A native Los Angeleno, Lori centered her artistic life in the suburbs of Southern California. In the 1990’s, Lori shifted away from commercial art interests to Fine
Art. Her artistic interests are figurative and revolve around the study of the figure. Lori questions the artist’s place in the continuum of art history and questions cultural beliefs about history. Lori is a cross medium artist, whose primary work is done in oil paint and chalk. In 1994 Lori began Pavement Street Painting and became one of the world’s top recognized Street Painters in Madonnari style chalking. As well, she creates 3D anamorphic style Street Painting and has worked collaboratively in the Guinness World Record attempt for largest 3D Street paintings in 2014/2015 in Venice FL.
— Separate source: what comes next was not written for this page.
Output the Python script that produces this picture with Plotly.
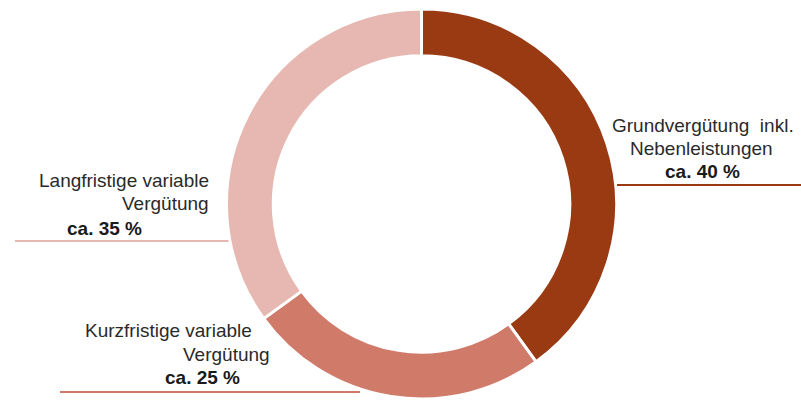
import plotly.graph_objects as go

categories = ["Grundvergütung inkl. Nebenleistungen", "Kurzfristige variable Vergütung", "Langfristige variable Vergütung"]
values = [40, 25, 35]
colors = ["#993A13", "#D07A6A", "#E6B8B1"]

W, H = 801, 401
cx, cy, r = 421.5, 204, 195

fig = go.Figure(go.Pie(
    labels=categories, values=values, sort=False, direction="clockwise", rotation=0,
    hole=0.76, textinfo="none", hoverinfo="label+percent",
    marker=dict(colors=colors, line=dict(color="white", width=3)),
    domain=dict(x=[(cx - r) / W, (cx + r) / W], y=[(H - cy - r) / H, (H - cy + r) / H]),
    showlegend=False,
))

def px(x):
    return x / W

def py(y):
    return 1 - y / H

shapes = [
    dict(type="line", xref="paper", yref="paper", x0=px(612), x1=px(801), y0=py(185), y1=py(185),
         line=dict(color=colors[0], width=2), layer="below"),
    dict(type="line", xref="paper", yref="paper", x0=px(15), x1=px(232), y0=py(241), y1=py(241),
         line=dict(color=colors[2], width=2), layer="below"),
    dict(type="line", xref="paper", yref="paper", x0=px(60), x1=px(360), y0=py(392), y1=py(392),
         line=dict(color=colors[1], width=2), layer="below"),
]

font = dict(family="Liberation Sans, Arial, sans-serif", size=19, color="#2a2a2a")
bfont = dict(family="Liberation Sans, Arial, sans-serif", size=19, color="#1a1a1a")

def ann(text, x, y, anchor, f):
    return dict(text=text, x=px(x), y=py(y), xref="paper", yref="paper", showarrow=False,
                xanchor=anchor, yanchor="middle", font=f)

annotations = [
    ann("Grundvergütung  inkl.", 796, 125, "right", font),
    ann("Nebenleistungen", 701, 148, "center", font),
    ann("<b>ca. 40 %</b>", 702, 171, "center", bfont),
    ann("Langfristige variable", 211, 180, "right", font),
    ann("Vergütung", 211, 204, "right", font),
    ann("<b>ca. 35 %</b>", 105, 228, "center", bfont),
    ann("Kurzfristige variable", 254, 330, "right", font),
    ann("Vergütung", 272, 354, "right", font),
    ann("<b>ca. 25 %</b>", 202, 377, "center", bfont),
]

fig.update_layout(
    width=W, height=H, margin=dict(l=0, r=0, t=0, b=0),
    paper_bgcolor="white", plot_bgcolor="white",
    shapes=shapes, annotations=annotations,
)

fig.write_html("out.html", config={"displayModeBar": False},
               post_script="document.body.style.margin='0';document.body.style.overflow='hidden';")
Escalera has had a full career as a Graphic Designer working with aerospace, advertising, civic institutions, corporate and manufacturing firms. In 1995, Lori founded “The Culver City A.R.T. Group,” a civic art group in the Los Angeles area and also a founding board member of BCR, a 501-c3 environmental nonprofit. Escalera has instructed hundreds of children and adults her ideas about art history, drawing, painting, and cultural arts, in pubic classes, workshops and private lessons. She also created community murals with community groups serving underserved sectors.
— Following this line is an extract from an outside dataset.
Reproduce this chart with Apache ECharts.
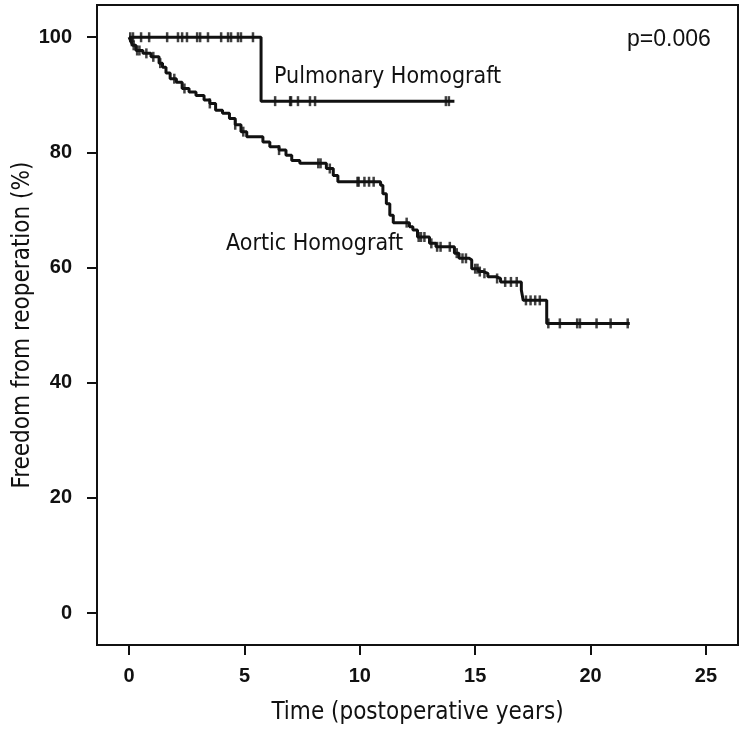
<!DOCTYPE html>
<html>
<head>
<meta charset="utf-8">
<script src="https://cdn.jsdelivr.net/npm/echarts@6/dist/echarts.min.js"></script>
<style>
  html, body { margin: 0; padding: 0; background: #fff; }
  #chart { width: 744px; height: 734px; }
</style>
</head>
<body>
<div id="chart"></div>
<script>
// Kaplan-Meier steps: time (years) and survival (%) after each drop
const aorticTimes = [0, 0.08, 0.15, 0.3, 0.6, 0.95, 1.3, 1.45, 1.6, 1.78, 2.05, 2.3, 2.6, 2.9, 3.25, 3.5, 3.75, 4.05, 4.35, 4.6, 4.85, 5.1, 5.8, 6.1, 6.5, 6.8, 7.05, 7.4, 8.55, 8.85, 9.05, 10.9, 11.0, 11.15, 11.3, 11.45, 12.15, 12.3, 12.5, 13.02, 13.3, 14.1, 14.3, 14.75, 14.85, 15.15, 15.35, 15.55, 15.9, 16.1, 17.0, 17.08, 18.1, 21.7]
const aorticSurv = [100, 99.3, 98.6, 97.7, 97.2, 96.6, 95.5, 94.8, 93.8, 92.8, 92.2, 91.1, 90.5, 89.9, 89.1, 88.5, 87.3, 86.8, 85.9, 84.8, 83.6, 82.7, 81.8, 81.0, 80.4, 79.5, 78.6, 78.1, 77.2, 76.0, 74.9, 74.3, 72.8, 71.1, 69.1, 67.8, 67.1, 66.5, 65.3, 64.2, 63.6, 62.5, 61.6, 61.3, 59.8, 59.3, 59.0, 58.4, 58.1, 57.5, 56.1, 54.3, 50.3, 50.3]
const aorticCensored = [0.05, 0.12, 0.2, 0.35, 0.45, 0.75, 1.05, 1.35, 1.96, 2.4, 3.5, 4.6, 4.95, 6.5, 8.2, 8.3, 8.7, 9.9, 9.95, 10.2, 10.4, 10.6, 12.03, 12.55, 12.65, 12.8, 13.1, 13.35, 13.5, 13.9, 14.2, 14.45, 14.6, 15.0, 15.1, 15.2, 15.4, 15.95, 16.3, 16.55, 16.8, 17.2, 17.4, 17.6, 17.8, 18.17, 18.67, 19.42, 19.54, 20.26, 20.87, 21.61]

const pulmTimes = [0, 5.72, 14.1]
const pulmSurv = [100, 88.9, 88.9]
const pulmCensored = [0.17, 0.52, 0.87, 1.65, 2.12, 2.3, 2.51, 2.95, 3.08, 3.42, 3.99, 4.29, 4.42, 4.72, 4.85, 5.37, 6.33, 6.98, 7.02, 7.32, 7.84, 8.06, 13.73, 13.86]

const xTicks = [0, 5, 10, 15, 20, 25]
const yTicks = [0, 20, 40, 60, 80, 100]

function survivalAt(times, surv, t) {
  let s = surv[0]
  for (let i = 0; i < times.length; i++) {
    if (times[i] <= t) s = surv[i]
  }
  return s
}

const zip = (a, b) => a.map((v, i) => [v, b[i]])
const censorPoints = (c, times, surv) => c.map(t => [t, survivalAt(times, surv, t)])

const chart = echarts.init(document.getElementById('chart'))
const ink = '#111'
const labelFont = '"Liberation Sans", Arial, sans-serif'
const nameFont = '"Liberation Sans Narrow", "DejaVu Sans Condensed", sans-serif'

chart.setOption({
  animation: false,
  backgroundColor: '#fff',
  grid: {
    left: 97, right: 6, top: 5, bottom: 89,
    containLabel: false,
    outerBoundsMode: 'none',
    show: true, borderColor: ink, borderWidth: 2, backgroundColor: 'transparent'
  },
  xAxis: {
    type: 'value',
    min: -1.39, max: 26.39,
    name: 'Time (postoperative years)',
    nameLocation: 'middle',
    nameGap: 56,
    nameMoveOverlap: false,
    nameTextStyle: { color: ink, fontSize: 24, fontFamily: nameFont },
    axisLine: { show: false, onZero: false },
    axisTick: { show: true, length: 10, lineStyle: { color: ink, width: 2 }, customValues: xTicks },
    axisLabel: { color: ink, fontSize: 20, fontWeight: 'bold', fontFamily: labelFont, margin: 21, customValues: xTicks },
    splitLine: { show: false }
  },
  yAxis: {
    type: 'value',
    min: -5.56, max: 105.6,
    name: 'Freedom from reoperation (%)',
    nameLocation: 'middle',
    nameGap: 62,
    nameMoveOverlap: false,
    nameTextStyle: { color: ink, fontSize: 24, fontFamily: nameFont },
    axisLine: { show: false, onZero: false },
    axisTick: { show: true, length: 10, lineStyle: { color: ink, width: 2 }, customValues: yTicks },
    axisLabel: { color: ink, fontSize: 20, fontWeight: 'bold', fontFamily: labelFont, margin: 25, customValues: yTicks },
    splitLine: { show: false }
  },
  graphic: [
    { type: 'text', left: 627, top: 28, style: { text: 'p=0.006', fontSize: 23, fontFamily: labelFont, fill: ink } },
    { type: 'text', left: 274, top: 66, style: { text: 'Pulmonary Homograft', fontSize: 23, fontFamily: nameFont, fill: ink } },
    { type: 'text', left: 226, top: 233, style: { text: 'Aortic Homograft', fontSize: 23, fontFamily: nameFont, fill: ink } }
  ],
  series: [
    {
      name: 'Aortic Homograft',
      type: 'line',
      step: 'end',
      showSymbol: false,
      data: zip(aorticTimes, aorticSurv),
      lineStyle: { color: ink, width: 3 }
    },
    {
      name: 'Pulmonary Homograft',
      type: 'line',
      step: 'end',
      showSymbol: false,
      data: zip(pulmTimes, pulmSurv),
      lineStyle: { color: ink, width: 3 }
    },
    {
      type: 'scatter',
      symbol: 'rect',
      symbolSize: [2.5, 10],
      itemStyle: { color: ink },
      data: censorPoints(aorticCensored, aorticTimes, aorticSurv)
    },
    {
      type: 'scatter',
      symbol: 'rect',
      symbolSize: [2.5, 10],
      itemStyle: { color: ink },
      data: censorPoints(pulmCensored, pulmTimes, pulmSurv)
    }
  ]
})
</script>
</body>
</html>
Lori writes and speaks on Genealogy as well as Art. Her scholarly paper on ideology, Gender and Neuro-aesthetics is included in “As It Is” TRAC 2015 Proceedings.
“Lori received a Bachelor Art Degree Cum Laude in Applied Arts with a distinction in Graphic Design from SDSU. She holds art degrees from WLA College and Los Angeles Trade Technical College & a Certificate of Completion in Commercial Art. She currently resides in North San Diego County, California. Visit her website for more at: http://www.thestreetpainter.com
Pavement Art Raison d’Etre and its place in Contemporary Art and Learning.
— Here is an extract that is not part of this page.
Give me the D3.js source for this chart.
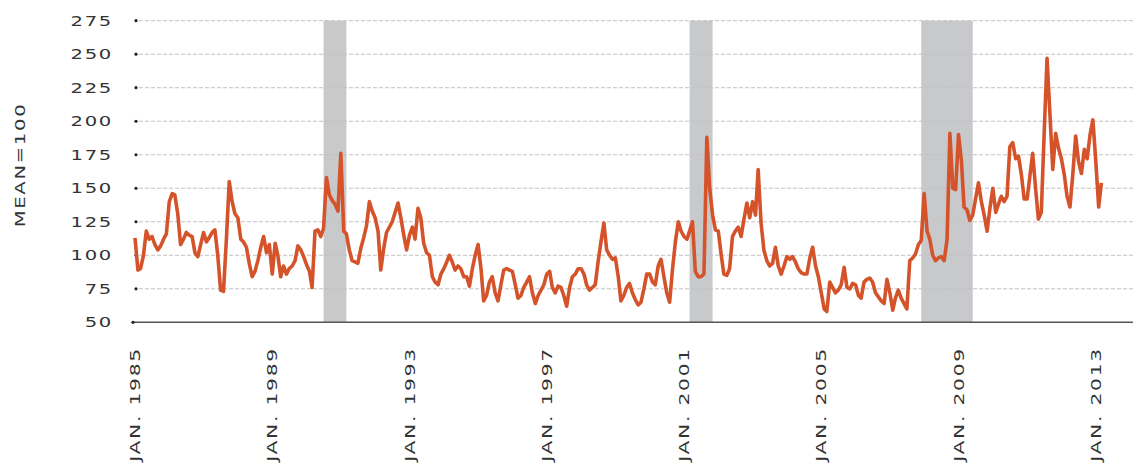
<!DOCTYPE html>
<html>
<head>
<meta charset="utf-8">
<script src="https://cdn.jsdelivr.net/npm/d3@7"></script>
<style>
  html, body { margin: 0; padding: 0; background: #fff; }
  svg { display: block; }
  text { font-family: "DejaVu Sans", sans-serif; fill: #333; }
</style>
</head>
<body>
<div id="chart"></div>
<script>
// Monthly index values (mean = 100), Jan 1985 - Mar 2013
const startYear = 1985;
const values = [
  113, 89, 90, 100, 118, 112, 114, 108, 104, 107, 112, 116,   // 1985
  140, 146, 145, 131, 108, 112, 117, 115, 114, 102, 99, 108,   // 1986
  117, 110, 113, 117, 119, 100, 74, 73, 112, 155, 140, 131,    // 1987
  128, 112, 110, 106, 94, 84, 88, 96, 106, 114, 102, 108,      // 1988
  86, 109, 100, 84, 92, 86, 90, 92, 96, 107, 104, 99,          // 1989
  93, 88, 76, 118, 119, 114, 120, 158, 145, 141, 138, 133,     // 1990
  176, 118, 116, 104, 96, 95, 94, 105, 113, 122, 140, 133,     // 1991
  128, 118, 89, 105, 117, 121, 125, 132, 139, 128, 115, 104,   // 1992
  115, 121, 112, 135, 128, 109, 102, 100, 84, 80, 78, 86,      // 1993
  90, 95, 100, 95, 89, 92, 90, 84, 84, 77, 90, 100,            // 1994
  108, 90, 66, 70, 80, 84, 72, 66, 78, 89, 90, 89,             // 1995
  88, 78, 68, 70, 76, 80, 84, 72, 64, 70, 74, 78,              // 1996
  86, 88, 76, 72, 77, 76, 70, 62, 76, 84, 86, 90,              // 1997
  90, 86, 78, 74, 76, 78, 95, 110, 124, 104, 100, 97,          // 1998
  98, 84, 66, 70, 76, 79, 72, 67, 63, 65, 75, 86,              // 1999
  86, 80, 78, 92, 97, 84, 72, 65, 90, 110, 125, 118,           // 2000
  114, 112, 118, 125, 88, 84, 84, 86, 188, 150, 130, 119,      // 2001
  118, 100, 86, 85, 90, 114, 118, 121, 114, 127, 139, 128,     // 2002
  140, 130, 164, 124, 104, 96, 92, 94, 106, 92, 86, 92,        // 2003
  99, 97, 99, 95, 90, 87, 86, 86, 98, 106, 92, 84,             // 2004
  72, 60, 58, 80, 76, 72, 74, 78, 91, 76, 75, 79,              // 2005
  78, 70, 68, 80, 82, 83, 80, 72, 69, 66, 64, 82,              // 2006
  72, 59, 68, 74, 68, 64, 60, 96, 98, 101, 108, 111,           // 2007
  146, 118, 112, 100, 96, 98, 99, 96, 112, 191, 150, 149,      // 2008
  190, 170, 136, 134, 126, 130, 142, 154, 140, 130, 118, 135,  // 2009
  150, 132, 138, 144, 140, 144, 181, 184, 172, 174, 160, 142,  // 2010
  142, 160, 176, 150, 127, 132, 190, 247, 205, 164, 191, 180,  // 2011
  172, 160, 144, 136, 160, 189, 170, 161, 179, 172, 190, 201,  // 2012
  170, 136, 154                                                // 2013
];

// Recessions (start, end) as [year, monthIndex]
const recessionStarts = [[1990, 6], [2001, 2], [2007, 11]];
const recessionEnds = [[1991, 2], [2001, 10], [2009, 5]];

const yTicks = [50, 75, 100, 125, 150, 175, 200, 225, 250, 275];
const xTickYears = [1985, 1989, 1993, 1997, 2001, 2005, 2009, 2013];
const yLabel = 'MEAN=100';

const W = 1133, H = 470;
const margin = { left: 135, right: 0, top: 20.7, bottom: 147.7 };

const svg = d3.select('#chart').append('svg')
  .attr('width', W)
  .attr('height', H);

const x = d3.scaleTime()
  .domain([new Date(1985, 0, 1), new Date(2014, 1, 1)])
  .range([margin.left, W - margin.right]);

const y = d3.scaleLinear()
  .domain([50, 275])
  .range([H - margin.bottom, margin.top]);

const data = values.map((v, i) => ({ date: new Date(startYear, i, 1), value: v }));

// Recession bands
svg.append('g').selectAll('rect')
  .data(recessionStarts.map((s, i) => ({ s: new Date(s[0], s[1], 1), e: new Date(recessionEnds[i][0], recessionEnds[i][1], 1) })))
  .enter().append('rect')
  .attr('x', d => x(d.s))
  .attr('width', d => x(d.e) - x(d.s))
  .attr('y', y(275))
  .attr('height', y(50) - y(275))
  .attr('fill', '#c8c9cb');

// Gridlines
svg.append('g').selectAll('line')
  .data(yTicks.filter(t => t > 50))
  .enter().append('line')
  .attr('x1', x.range()[0] + 4)
  .attr('x2', W)
  .attr('y1', d => y(d))
  .attr('y2', d => y(d))
  .attr('stroke', '#c2c2c2')
  .attr('stroke-width', 1)
  .attr('stroke-dasharray', '4,2');

// Bottom axis line
svg.append('line')
  .attr('x1', x.range()[0] - 2)
  .attr('x2', W)
  .attr('y1', y(50))
  .attr('y2', y(50))
  .attr('stroke', '#555')
  .attr('stroke-width', 1.6);

// Tick dots
svg.append('g').selectAll('circle')
  .data(yTicks)
  .enter().append('circle')
  .attr('cx', d => d === 50 ? x.range()[0] - 2 : x.range()[0] + 1)
  .attr('cy', d => y(d))
  .attr('r', 1.6)
  .attr('fill', '#222');

// Y tick labels
svg.append('g').selectAll('text')
  .data(yTicks)
  .enter().append('text')
  .attr('transform', d => `translate(113,${y(d)}) scale(1.4,1)`)
  .attr('text-anchor', 'end')
  .attr('dy', '0.36em')
  .attr('font-size', '14px')
  .attr('letter-spacing', '1.2px')
  .text(d => d);

// X tick labels
svg.append('g').selectAll('text')
  .data(xTickYears)
  .enter().append('text')
  .attr('transform', d => `translate(${x(new Date(d, 0, 1))},347) rotate(-90) scale(1.45,1)`)
  .attr('text-anchor', 'end')
  .attr('dy', '0.36em')
  .attr('font-size', '14px')
  .attr('letter-spacing', '1.2px')
  .text(d => `JAN. ${d}`);

// Y axis title
svg.append('text')
  .attr('transform', `translate(20,165) rotate(-90) scale(1.4,1)`)
  .attr('text-anchor', 'middle')
  .attr('dy', '0.36em')
  .attr('font-size', '14px')
  .attr('letter-spacing', '1.2px')
  .text(yLabel);

// Index line
const line = d3.line()
  .x(d => x(d.date))
  .y(d => y(d.value));

svg.append('path')
  .datum(data)
  .attr('d', line)
  .attr('fill', 'none')
  .attr('stroke', '#d4532b')
  .attr('stroke-width', 3.6)
  .attr('stroke-linejoin', 'round');
</script>
</body>
</html>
- Motivation (why do we care):
Art has changed over history in its purposes and functions, “who” is even entitled to create it has also changed. No longer is it just the guild artist craftsman supported by the church patron for illustrating religious propaganda or portrait commissions by the wealthy. It is no longer the Academic Rebel Artists who create Art: i.e., Impressionists, Social Realists, Post Modernists – who challenged the nature of what was contained on canvas; but, now Representational Figurative Artists can move away from the canvas and permanency entirely – by creating, exhibiting, and functioning in the street. In order to stay relevant, we want to understand and include this Art in its modern form over the past half century.
- Problem statement (what is the main argument of my paper):
“Credibility” of the Pavement Artist and their Art form. The Art is sanctified by the Artist now – and not only the patrons, (the museum collector, the public collector or the gallery). It is a relationship that is made directly between artist and his public or consumer. The lack of commoditization and the impact that ephemeral art is having on our experience of art needs to be reconciled and made credible. It cannot be denied that the images of 3D Pavement Art which go uncontrollably wild on the internet and have engaged audiences young and old in a way that traditional art hung on a wall does not, is neglected. Pavement Art is misunderstood (incorrectly presumed to be “outsider” art) and discredited because of its ephemeral nature and inability to be commoditized by traditional sources.
- Approach (methodology):
- Discuss brief of Street Art
- Inclusive of women in 19th/20th century
- Compare/contrast traditional art spaces of museum, collector, gallery environment (sacred) spaces to art venues in the street (profane);
- Interview Pavement Artist
- Explore the concept of Evanescence and deconstruct the illusion of permanence in the experience of Art
- Inform about the substance of styles Pavement Art – 2D, 3D (anamorphic) 4D (augmented reality).
- Results (conclusion):
This paper will substantiate that the nature of art, that who can do art and the venues for art are once again changing, along with a changing audience; That outmoded conventions (sacred venues) should not discredit the contemporary forum of the pavement because it is traditionally considered a profane space. We want to expose ourselves to it in order to deal with the future direction where Art may lead.
- Conclusions (implications):
- 1) Pavement Artists who are of substantial innovation, quality, and bodies of work should be added to the body of Representational Figurative Art History
- 2) That Pavement Art qualities /facets should be included in contemporary educational learning,
- 3) That Pavement Art should be a facet of vocational training and offered as an opportunity to earn money for the Representational Figurative Artist (alongside Mural Arts, Portrait Painting, or any of the ways Artists have opportunities to express their Craft and earn compensation).